Crescent Pie & Sausage Co.
WHY IT’S NOTEWORTHY
As the name implies, the Crescent Pie & Sausage Company has addressed the newly-reinforced mania for sausages. They make all their own sausages, in many different styles, some quite exotic. They serve them as is, or plow them under other ingredients in a wide variety of dishes, some of them innovative.
The pies referred to are of three kinds: savory half-moon-shaped fried pies in the Natchitoches style, pizza pies (made with cheeses made in house), and dessert pies. All those are very well constructed. Better, frankly, than are the sausages. (I haven’t had one here yet that was as good as the best of the bigger local sausage makers.) The menu gaps are filled by an assortment of sandwiches and platters. Again, some are very familiar (red beans, pasta with red sauce and hot Italian sausage) and others are offbeat (the German and merguez sausage plates). This may be the best restaurant in town for Cajun jambalaya.
Bart Bell and Jeff Baron established themselves in the neighborhood with a breakfast place called Huevos. That opened fairly soon after Katrina, and fit so well into the new dining ethos that the two young chefs opened Crescent Pie & Sausage next door in 2009. What they had on their mind was inspired by the sausage-making boucheries in the Cajun country. (And, probably, the great success of Cochon, whose style drew from the same source.) The sausage business has been so good that they’ve closed Huevos (they say it will reopen somewhere else) and they’ll use the space to expand the sausage operation to include retail.
A house–raised quite a bit, it appears, after the deep flooding this neighborhood took after K–has been renovated into one large room with an open kitchen and an oversize bar. The look is rustic. The service staff is bright, and they are capable of answering questions about, say, the many beers available here. (Enough that you could call the place a gastropub.)
»Single link of sausage
Soup of the day
»Bad Bart’s black jambalaya (pork, chicken, sausage, black eye peas)
Panzanella salad (mushrooms, peppers, artichokes, grilled ciabbatta bread)

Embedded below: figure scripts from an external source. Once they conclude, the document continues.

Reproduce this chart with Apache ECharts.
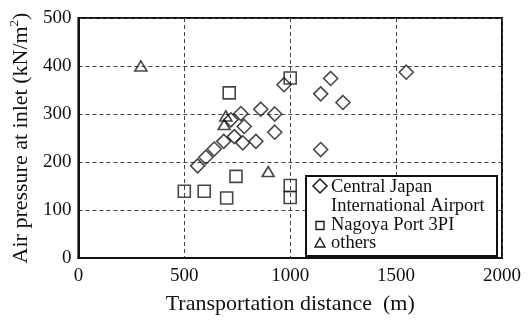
<!DOCTYPE html>
<html>
<head>
<meta charset="utf-8">
<script src="https://cdn.jsdelivr.net/npm/echarts@6/dist/echarts.min.js"></script>
<style>
  html, body { margin: 0; padding: 0; background: #fff; }
  #chart { width: 529px; height: 323px; }
</style>
</head>
<body>
<div id="chart"></div>
<script>
// Transportation distance (m) vs. air pressure at inlet (kN/m2)
const airportDistance = [563, 602, 641, 686, 736, 720, 767, 783, 776, 838, 861, 927, 927, 971, 1144, 1191, 1249, 1144, 1548];
const airportPressure = [192, 210, 227, 243, 253, 288, 301, 274, 240, 243, 310, 300, 262, 361, 342, 374, 324, 226, 387];

const portDistance = [500, 594, 700, 744, 712, 1000, 1000, 1000];
const portPressure = [139, 139, 125, 170, 344, 375, 151, 126];

const otherDistance = [295, 696, 688, 896];
const otherPressure = [400, 296, 278, 180];

const xTicks = [0, 500, 1000, 1500, 2000];
const yTicks = [0, 100, 200, 300, 400, 500];

const seriesNames = ['Central Japan International Airport', 'Nagoya Port 3PI', 'others'];

const FONT = 'Liberation Serif';
const INK = '#111';

function pairs(xs, ys) { return xs.map((x, i) => [x, ys[i]]); }

const markerStyle = { color: 'rgba(0,0,0,0)', borderColor: '#1a1a1a', borderWidth: 1.6 };

const chart = echarts.init(document.getElementById('chart'), null, { renderer: 'canvas' });

// Legend box drawn in the lower right corner of the plot
const LX = 306, LY = 176, LW = 191, LH = 80;
const legendFont = '18.5px "' + FONT + '"';
const legendChildren = [
  { type: 'rect', z: 1, shape: { x: LX, y: LY, width: LW, height: LH },
    style: { fill: '#ffffff', stroke: '#111', lineWidth: 2 } },
  { type: 'polygon', z: 2, shape: { points: [[320, 179], [327, 186], [320, 193], [313, 186]] },
    style: { fill: 'rgba(0,0,0,0)', stroke: '#1a1a1a', lineWidth: 1.5 } },
  { type: 'text', z: 2, x: 331, y: 187,
    style: { text: 'Central Japan', font: legendFont, fill: INK, verticalAlign: 'middle' } },
  { type: 'text', z: 2, x: 331, y: 206,
    style: { text: 'International Airport', font: legendFont, fill: INK, verticalAlign: 'middle' } },
  { type: 'rect', z: 2, shape: { x: 316, y: 221.5, width: 8, height: 8 },
    style: { fill: 'rgba(0,0,0,0)', stroke: '#1a1a1a', lineWidth: 1.4 } },
  { type: 'text', z: 2, x: 331, y: 225,
    style: { text: 'Nagoya Port 3PI', font: legendFont, fill: INK, verticalAlign: 'middle' } },
  { type: 'polygon', z: 2, shape: { points: [[320, 238], [325, 247], [315, 247]] },
    style: { fill: 'rgba(0,0,0,0)', stroke: '#1a1a1a', lineWidth: 1.4 } },
  { type: 'text', z: 2, x: 331, y: 243,
    style: { text: 'others', font: legendFont, fill: INK, verticalAlign: 'middle' } }
];

const plainNumber = v => String(v);

const option = {
  backgroundColor: '#fff',
  animation: false,
  grid: {
    left: 77, right: 27, top: 18, bottom: 65,
    show: true, borderColor: '#111', borderWidth: 2, backgroundColor: 'transparent'
  },
  xAxis: {
    type: 'value',
    min: xTicks[0], max: xTicks[xTicks.length - 1], interval: 500,
    name: 'Transportation distance  (m)',
    nameLocation: 'middle', nameGap: 35,
    nameTextStyle: { fontFamily: FONT, fontSize: 22, color: INK },
    axisLine: { show: true, onZero: false, lineStyle: { color: '#111', width: 2 } },
    axisTick: { show: false },
    axisLabel: { fontFamily: FONT, fontSize: 19, color: INK, margin: 9, formatter: plainNumber },
    splitLine: { show: true, lineStyle: { color: '#444', width: 1, type: [4, 3] } }
  },
  yAxis: {
    type: 'value',
    min: yTicks[0], max: yTicks[yTicks.length - 1], interval: 100,
    name: 'Air pressure at inlet (kN/m{sup|2})',
    nameLocation: 'middle', nameGap: 44,
    nameTextStyle: {
      fontFamily: FONT, fontSize: 22, color: INK,
      rich: { sup: { fontFamily: FONT, fontSize: 13, color: INK, verticalAlign: 'top', lineHeight: 26 } }
    },
    axisLine: { show: true, onZero: false, lineStyle: { color: '#111', width: 2 } },
    axisTick: { show: false },
    axisLabel: { fontFamily: FONT, fontSize: 19, color: INK, margin: 7, formatter: plainNumber },
    splitLine: { show: true, lineStyle: { color: '#444', width: 1, type: [4, 3] } }
  },
  graphic: { elements: [{ type: 'group', z: 100, children: legendChildren }] },
  series: [
    {
      name: seriesNames[0], type: 'scatter', symbol: 'diamond', symbolSize: 14,
      itemStyle: markerStyle, data: pairs(airportDistance, airportPressure), z: 3
    },
    {
      name: seriesNames[1], type: 'scatter', symbol: 'rect', symbolSize: 12,
      itemStyle: markerStyle, data: pairs(portDistance, portPressure), z: 3
    },
    {
      name: seriesNames[2], type: 'scatter', symbol: 'triangle', symbolSize: [12, 10],
      itemStyle: markerStyle, data: pairs(otherDistance, otherPressure), z: 3
    }
  ]
};

chart.setOption(option);
</script>
</body>
</html>
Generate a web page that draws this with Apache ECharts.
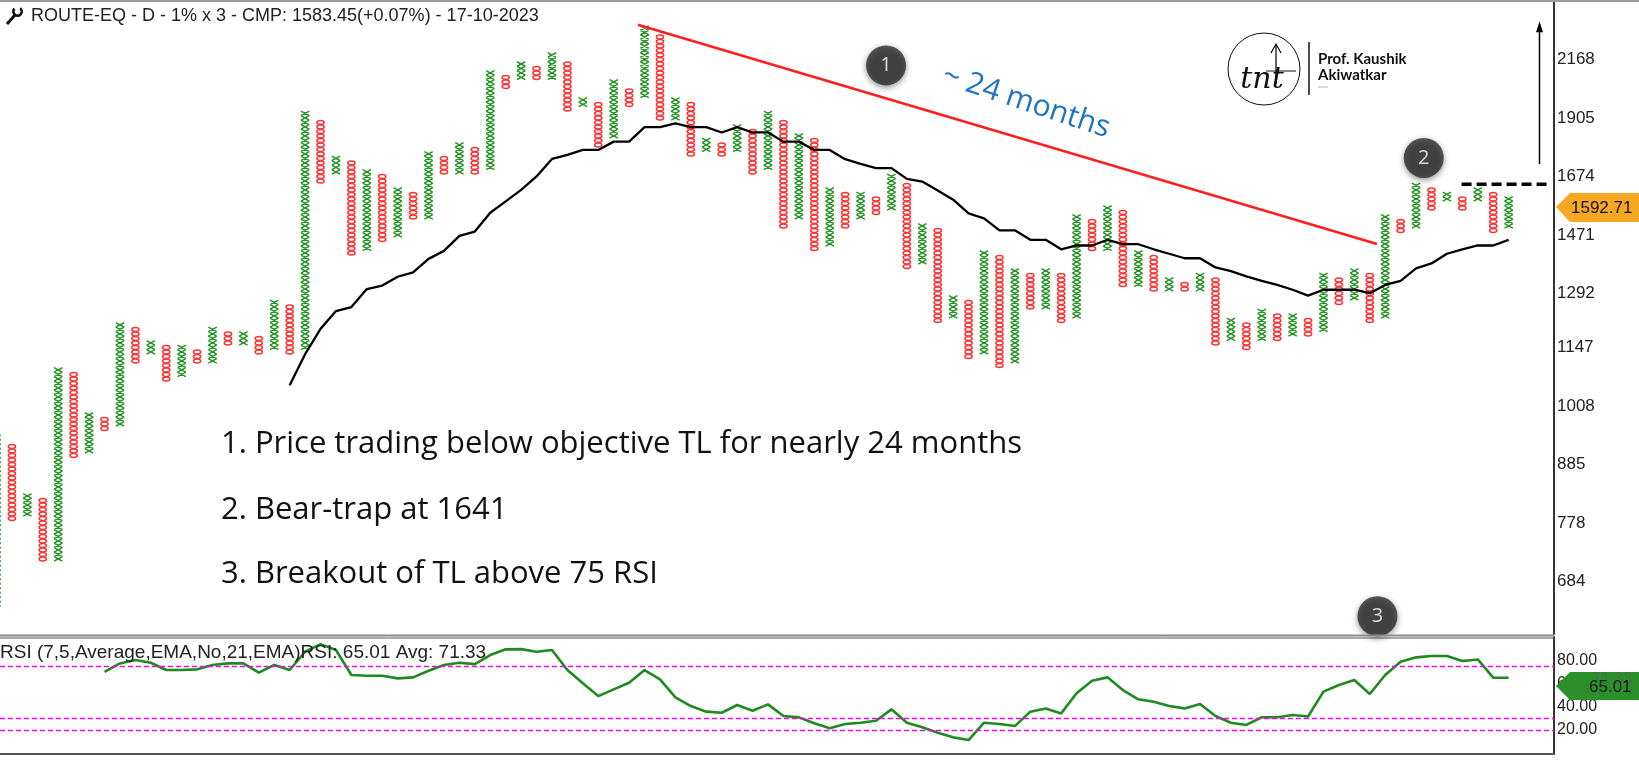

Crescent salad (chicken, bacon, mushrooms, blue cheese,
Pan fried mac ‘n’ cheese
»Meat pies (duck, seafood, vegetarian)
»Brisket, red onion, poblano, red pepper aioli, BBQ sauce
Pecan-smoked turkey breast, fig spread, spicy mustard, ciabatta
»Bratwurst, pickled cabbage
»Hot sausage po-boy
»Margherita (mozzarella, tomatoes, basil)
BLT with spinach pesto
Hot coppa salami, arugula, peppadews, garlic oil, blue cheese
»Lamb sausage, roasted red pepper, olives, artichokes, goat cheese
Cuban calzone (smoked coppa, pork, mozzarella, Swiss, jalapeno pesto
»Mixed grill of sausages
»Deutsche plate (bratwurst, pickled cabbage, German potato salad)
»Merguez (lamb sausage, arugala, harissa, yuca chips)
Chaurice with mac ‘n’ cheese, okra
Fresh house-made pies with vanilla ice cream
Root beer float with vanilla bean
Framboise & creole cream cheese ice cream float
FOR BEST RESULTS
They seem to be busier at lunch than at dinner, but the crowds that attended the place during its phenom period have thinned enough to allow quick seating.
OPPORTUNITIES FOR IMPROVEMENT
The good but off-standard merguez sausage needs either a different name or a reformulation. The way they have the menus stapled to pieces of cardboard strikes me as shabby. The current meat pie (duck) is good, but a disappointment for those who might want the classic spicy ground beef pie.
FACTORS OTHER THAN FOOD
Up to three points, positive or negative, for these characteristics. Absence of points denotes average performance in the matter.
- Dining Environment
- Consistency +1
- Value +2
- Attitude +2
- Wine & Bar +1
- Hipness +2
- Local Color +2
- Courtyard or deck dining
- Open Monday lunch and dinner
- Open all afternoon
- Quick, good meal
- Easy, nearby parking
- No reservations
ANECDOTES AND ANALYSIS
The dislocations of Hurricane Katrina triggered many new cultural phenomena. A number of entirely new restaurant categories sprouted in the open sun. Among them was a new interest in sausage. New Orleans has always been a sausage-loving town, but we stuck mostly to our own styles. Enough so that even Cajun sausages were not as common here as they should have been.
I find myself asking (sometimes in ridiculous places, like poor boy shops) whether the restaurant is making its own sausage. The answer is usually no. But quite a few places do, in fact, roll their own.